酒井雄哉(ゆうさい)『一日一生』(朝日新書/2008年10月)



 酒井氏は、比叡山の千日回峰行を二回も達成した、天台宗の大阿闍梨です。
 ※千日回峰行…約七年間かけて比叡山中を一〇〇〇日間、回峰巡拝するなどの天台宗独特の修行法。

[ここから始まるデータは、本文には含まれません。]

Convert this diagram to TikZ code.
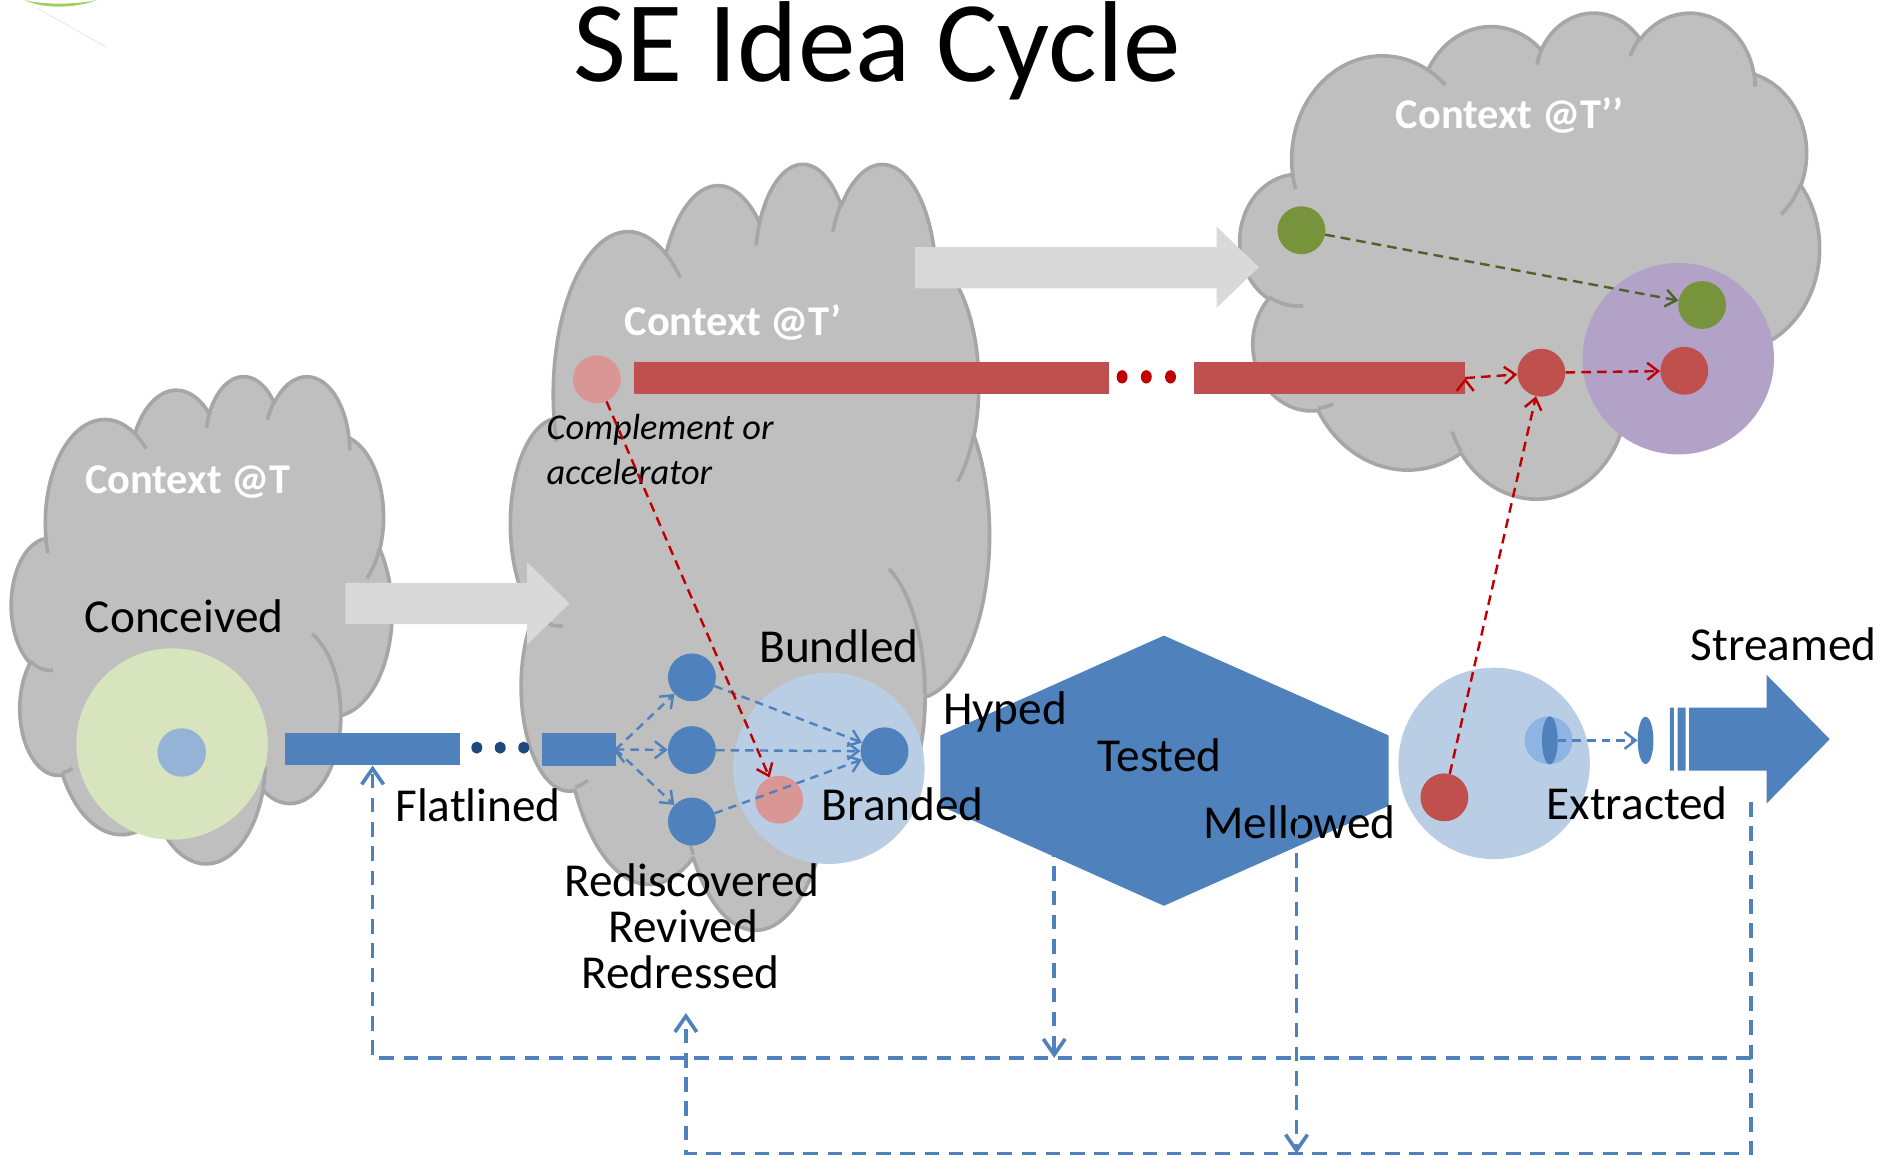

 この行を成し遂げた者は、大行満大阿闍梨(だいぎょうまんだいあじゃり)という尊称が与えられる。千日回峰行を成し遂げたのは、記録の残る織田信長の比叡山焼き打ち以降約四百年で、四九人しかいない。戦後だとわずか十二人だ(二〇〇八年十月現在)。
 酒井氏はこの荒行を、一九八〇年、八七年と続けて二度満行した。二千日回峰行者は四百人で三人しかおらず、また最高齢だ。
(『一日一生』中の「千日回峰行」解説ページより)。

 ※なお、雄哉の「哉」の字についてここではPCの都合で別の字を用いています。正しくは『一日一生』をご覧下さい。

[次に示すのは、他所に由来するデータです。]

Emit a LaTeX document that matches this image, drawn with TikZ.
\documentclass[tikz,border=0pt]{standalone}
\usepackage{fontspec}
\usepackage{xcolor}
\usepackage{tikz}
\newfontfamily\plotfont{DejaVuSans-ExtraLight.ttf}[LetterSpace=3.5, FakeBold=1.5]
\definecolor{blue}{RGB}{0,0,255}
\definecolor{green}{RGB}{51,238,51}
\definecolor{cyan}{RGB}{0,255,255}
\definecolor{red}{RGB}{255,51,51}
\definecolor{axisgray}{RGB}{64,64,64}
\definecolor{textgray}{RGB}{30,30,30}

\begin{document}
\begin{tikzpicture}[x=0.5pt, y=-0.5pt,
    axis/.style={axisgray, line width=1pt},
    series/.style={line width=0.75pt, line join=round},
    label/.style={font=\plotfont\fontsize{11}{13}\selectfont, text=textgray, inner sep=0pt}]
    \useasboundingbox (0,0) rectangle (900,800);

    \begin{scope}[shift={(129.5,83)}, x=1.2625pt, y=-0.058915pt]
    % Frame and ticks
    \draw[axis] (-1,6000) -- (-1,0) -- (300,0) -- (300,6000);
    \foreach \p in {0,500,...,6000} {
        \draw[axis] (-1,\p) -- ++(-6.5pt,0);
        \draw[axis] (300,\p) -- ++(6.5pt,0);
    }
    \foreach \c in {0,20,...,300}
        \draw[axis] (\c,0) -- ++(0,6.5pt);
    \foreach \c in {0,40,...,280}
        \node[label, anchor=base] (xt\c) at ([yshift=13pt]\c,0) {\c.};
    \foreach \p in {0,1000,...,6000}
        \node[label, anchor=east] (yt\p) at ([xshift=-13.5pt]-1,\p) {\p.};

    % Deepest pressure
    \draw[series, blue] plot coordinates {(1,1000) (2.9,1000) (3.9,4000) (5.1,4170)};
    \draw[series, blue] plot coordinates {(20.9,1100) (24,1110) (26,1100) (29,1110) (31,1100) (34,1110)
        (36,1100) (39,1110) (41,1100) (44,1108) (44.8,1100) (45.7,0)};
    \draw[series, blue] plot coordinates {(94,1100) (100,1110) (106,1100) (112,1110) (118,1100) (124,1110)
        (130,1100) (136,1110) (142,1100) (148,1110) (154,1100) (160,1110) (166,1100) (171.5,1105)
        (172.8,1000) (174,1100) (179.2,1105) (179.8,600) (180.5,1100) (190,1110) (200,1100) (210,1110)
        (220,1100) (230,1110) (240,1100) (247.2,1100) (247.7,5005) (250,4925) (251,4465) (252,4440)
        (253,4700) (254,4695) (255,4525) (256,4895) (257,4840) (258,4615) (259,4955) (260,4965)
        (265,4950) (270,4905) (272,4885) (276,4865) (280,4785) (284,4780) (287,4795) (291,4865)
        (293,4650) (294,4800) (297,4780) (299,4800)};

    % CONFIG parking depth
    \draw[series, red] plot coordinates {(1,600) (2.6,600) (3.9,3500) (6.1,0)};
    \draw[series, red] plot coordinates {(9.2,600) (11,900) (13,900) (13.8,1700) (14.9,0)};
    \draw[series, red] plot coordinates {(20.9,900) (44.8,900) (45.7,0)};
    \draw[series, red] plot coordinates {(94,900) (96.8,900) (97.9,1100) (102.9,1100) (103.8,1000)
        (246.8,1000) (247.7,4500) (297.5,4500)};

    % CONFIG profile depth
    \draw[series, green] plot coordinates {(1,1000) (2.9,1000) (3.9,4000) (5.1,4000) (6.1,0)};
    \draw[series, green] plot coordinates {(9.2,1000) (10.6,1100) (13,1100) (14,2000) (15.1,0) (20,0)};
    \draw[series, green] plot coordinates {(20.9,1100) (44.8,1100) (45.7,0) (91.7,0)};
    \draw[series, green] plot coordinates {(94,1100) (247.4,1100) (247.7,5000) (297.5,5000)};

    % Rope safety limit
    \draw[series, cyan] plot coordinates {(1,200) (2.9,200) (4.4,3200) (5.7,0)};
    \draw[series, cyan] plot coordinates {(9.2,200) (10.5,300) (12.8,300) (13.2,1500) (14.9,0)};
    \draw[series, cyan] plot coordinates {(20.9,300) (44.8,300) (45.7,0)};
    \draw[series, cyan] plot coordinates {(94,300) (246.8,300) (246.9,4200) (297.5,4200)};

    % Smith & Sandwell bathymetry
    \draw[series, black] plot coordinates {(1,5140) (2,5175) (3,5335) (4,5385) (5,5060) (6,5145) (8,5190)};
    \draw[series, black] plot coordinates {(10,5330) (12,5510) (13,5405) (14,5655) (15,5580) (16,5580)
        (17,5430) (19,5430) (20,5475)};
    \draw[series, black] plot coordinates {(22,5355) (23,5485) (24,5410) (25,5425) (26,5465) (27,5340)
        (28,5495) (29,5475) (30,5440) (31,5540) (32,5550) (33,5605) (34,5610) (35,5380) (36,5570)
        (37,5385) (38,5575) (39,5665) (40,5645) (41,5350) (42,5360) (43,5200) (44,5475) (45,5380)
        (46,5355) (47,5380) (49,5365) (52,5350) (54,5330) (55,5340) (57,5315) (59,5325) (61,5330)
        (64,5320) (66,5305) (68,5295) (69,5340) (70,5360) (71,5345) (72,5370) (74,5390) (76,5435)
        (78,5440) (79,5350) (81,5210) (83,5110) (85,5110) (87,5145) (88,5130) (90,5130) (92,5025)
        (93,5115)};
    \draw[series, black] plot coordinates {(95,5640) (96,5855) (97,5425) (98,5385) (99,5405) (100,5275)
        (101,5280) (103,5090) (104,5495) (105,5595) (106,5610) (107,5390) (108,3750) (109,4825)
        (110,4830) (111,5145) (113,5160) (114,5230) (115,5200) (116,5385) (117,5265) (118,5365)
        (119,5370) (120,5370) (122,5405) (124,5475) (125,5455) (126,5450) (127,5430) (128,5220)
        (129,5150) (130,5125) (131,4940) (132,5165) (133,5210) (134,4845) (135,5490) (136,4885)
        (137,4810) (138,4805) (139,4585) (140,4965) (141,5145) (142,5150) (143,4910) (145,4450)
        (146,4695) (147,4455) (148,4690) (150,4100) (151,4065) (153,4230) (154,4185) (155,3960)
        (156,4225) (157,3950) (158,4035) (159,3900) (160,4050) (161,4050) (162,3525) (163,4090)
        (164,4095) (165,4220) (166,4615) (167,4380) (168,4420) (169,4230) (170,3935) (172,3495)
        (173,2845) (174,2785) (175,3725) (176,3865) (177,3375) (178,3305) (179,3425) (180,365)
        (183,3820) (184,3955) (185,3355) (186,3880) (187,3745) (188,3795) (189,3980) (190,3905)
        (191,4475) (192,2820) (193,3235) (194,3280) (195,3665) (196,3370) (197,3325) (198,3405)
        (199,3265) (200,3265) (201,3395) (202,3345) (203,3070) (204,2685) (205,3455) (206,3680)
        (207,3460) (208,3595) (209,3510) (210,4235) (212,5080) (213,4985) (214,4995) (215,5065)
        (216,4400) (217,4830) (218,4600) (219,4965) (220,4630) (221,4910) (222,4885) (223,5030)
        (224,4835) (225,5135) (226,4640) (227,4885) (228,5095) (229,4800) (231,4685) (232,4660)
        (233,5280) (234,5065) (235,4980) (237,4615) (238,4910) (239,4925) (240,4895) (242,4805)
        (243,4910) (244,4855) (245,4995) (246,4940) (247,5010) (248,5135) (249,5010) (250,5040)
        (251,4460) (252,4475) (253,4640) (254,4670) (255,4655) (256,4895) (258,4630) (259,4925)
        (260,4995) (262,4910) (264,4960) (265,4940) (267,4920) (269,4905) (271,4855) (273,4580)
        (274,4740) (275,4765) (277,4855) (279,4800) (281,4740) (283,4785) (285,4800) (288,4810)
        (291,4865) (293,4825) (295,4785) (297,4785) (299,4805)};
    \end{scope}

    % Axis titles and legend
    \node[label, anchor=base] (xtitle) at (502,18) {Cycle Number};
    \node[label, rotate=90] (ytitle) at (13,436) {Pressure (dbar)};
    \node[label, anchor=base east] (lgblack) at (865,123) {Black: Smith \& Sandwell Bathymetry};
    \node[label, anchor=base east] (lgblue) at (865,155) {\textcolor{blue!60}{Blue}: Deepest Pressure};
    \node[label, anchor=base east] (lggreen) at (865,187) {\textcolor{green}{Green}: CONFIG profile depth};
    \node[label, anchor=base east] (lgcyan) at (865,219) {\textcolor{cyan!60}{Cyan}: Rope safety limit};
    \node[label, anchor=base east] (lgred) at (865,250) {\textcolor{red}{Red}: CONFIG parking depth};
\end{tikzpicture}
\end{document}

 本で酒井氏の写真を見て頂けるとよくわかると思いますが、どこにでもいそうな笑顔のすてきなおじいちゃんです。私の知人の比叡山の僧が語っていたのは「酒井さんは『いやあ、自分は馬鹿でやることないから(回峰行を)二回やったよ』って笑いながら言うんだよ。少しもすごいことしたなんて思っていない」と言って、恐れ入っていました。

 ご本人自身もこの『一日一生』で、「(二度の千日回峰行を終えて)変わったことは何もないんだよ。みんなが思っているような大層なもんじゃない。行が終わっても何も変わらず、ずーっと山の中を歩いているしな。『比叡山での回峰行』というものでもって、大げさに評価されちゃってるんだよ。」と述べています。
 さらに、「戦後、荻窪の駅前でラーメン屋をやってたことがあるんだ。今でも材料があったらチャッチャッチャッって作っちゃうよ。今と同じですよ。朝起きて、仕込んで、材料買いに行って、お昼にお店開けて、夜中に店閉めて、寝て、六時ごろに仕込みして。くるくるくるくる……。もしここに屋台があったらラーメン屋のおやじだな。形は違うけどやってることは同じなんだよ。」と続けています。

 『一日一生』の中で私は、酒井氏がたびたび用いる「くるくる」「ぐるぐる」といった擬態語に強く引きつけられます。

 「人間のすることで、何が偉くて、何が偉くないということはないんじゃないかな。仏さんから見ればみんな平等。自分の与えられた人生を大事に、こつこつと繰り返すことが大事なのじゃないかな。」(以上、酒井氏の言葉はすべて『一日一生』「身の丈に合ったことを毎日くるくる繰り返す」より引用。)

 朝の熊野神社で毎朝すれ違う人たちに気づかされたのは、大きな力の中で生かされて、己自身の役割と生命をまっとうするという、人としてのあり方ではなかったかと思います。そして、我々の祖先はこのような生き方を貫いてきたのだというあたりまえの事実です。こうした生活感覚がない現在の私たちの多くが、古文に描かれる価値観・世界観を、退屈で意味のないものと断じるのは当然の成り行きなのかもしれません。

 しかし、もしこうした祖先の生活感覚を現代にも取り戻すことができたならば、例えば「児のそら寝」であれば、きまりの悪そうな児をあたたかく見守る僧たちの朗らかな笑い声が聞こえてくるものだと、私は信じています。